Extrem sanft

■ John Cale zelebrierte in der Fabrik genüßlich seine Vergangenheit

Die Vergangenheit ist bei John Cale eine recht offene Angelegenheit. Seit geraumer Zeit verbindet er während seiner Konzerte die verschiedenen musikalischen Bausteine der Biographie zu immer neuen Kombinationen und arbeitet so – straight forward into the past – neue Aspekte alter Hits heraus. Erstaunlich, mit welcher Lässigkeit sich der Artist dieser Aufgabe stellt. John Cale, durchtrainiert und sonnenbankgebräunt wie Bruce Willis, zelebriert seine Auftritte als Spaziergänge durch die eigene Geschichte. Der Künstler und sein Publikum kehren erholt zurück – und sind dabei um einige Erkenntnisse reicher.

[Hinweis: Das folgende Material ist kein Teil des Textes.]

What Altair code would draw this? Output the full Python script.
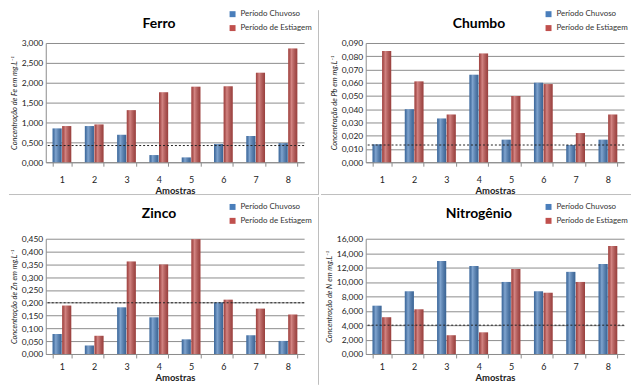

Zum Beispiel der, daß Songs vom letzten großen Album, dem kruden Konzept-Werk Last Day on Earth, Pop-Qualitäten aufweisen. Zumindest legte die zuckersüße Version von „Broken Hearts“, die John Cale am Sonntag in der Fabrik präsentierte, diesen Gedanken nahe. Wobei sich hier die Frage stellte, ob nicht einfach die in nächster Nähe gespielten „Antarctice Starts Here“ (Klassiker) und „Do Not Go Gentle Into That Good Night“ (Klassiker von morgen) ihren strahlenden Glanz über die eigentlich Song-Länge hinaus verbreiteten. Natürlich hatten auch der Slide-Gitarrist B.J. Cole und das Soldier String Quartet, Cales favorisierte Begleitung, ihren Anteil daran, daß hier zu „U“ wurde, was einst „E“ gewesen war – oder umgekehrt.

Die Verbeugung vor den Toten ist in den Darbietungen des 54jährigen schon Ritual. Freilich eines, das ohne Pathos exerziert wird. Sprich: Cale vermied – wie er während des ganzen Konzerts auf warme Worte verzichtete – emotional überschäumende Ankündigungen. Irgendwann reihte er wortlos „Style It Takes“ vom Warhol–Requiem Songs For Drella in die Song-Sammlung ein, zuvor hatte er schon „Some Friends“ für seinen verstorbenen Freund Sterling Morrison gespielt. Dies in einem Einschub mit Stücken vom Ende September erscheinenden neuen Album – und mit dem Cajun-Knaller „Dancing Undercover“ oder dem flirrend leichten „Gatorville“, die ebenfalls in dieser verkaufsfördernden Vorschau zu hören waren, leuchtete sich der Mann noch einmal als pop-kompatiblen Songwriter aus.

Nahe dem Ende wurde „Heartbreak Hotel“ zur Aufführung gebracht. Es schlierte gespenstisch, verhinderte aber nicht die Erkenntnis, daß John Cale extrem sanft geworden ist. Meint: sanft geworden, extrem geblieben.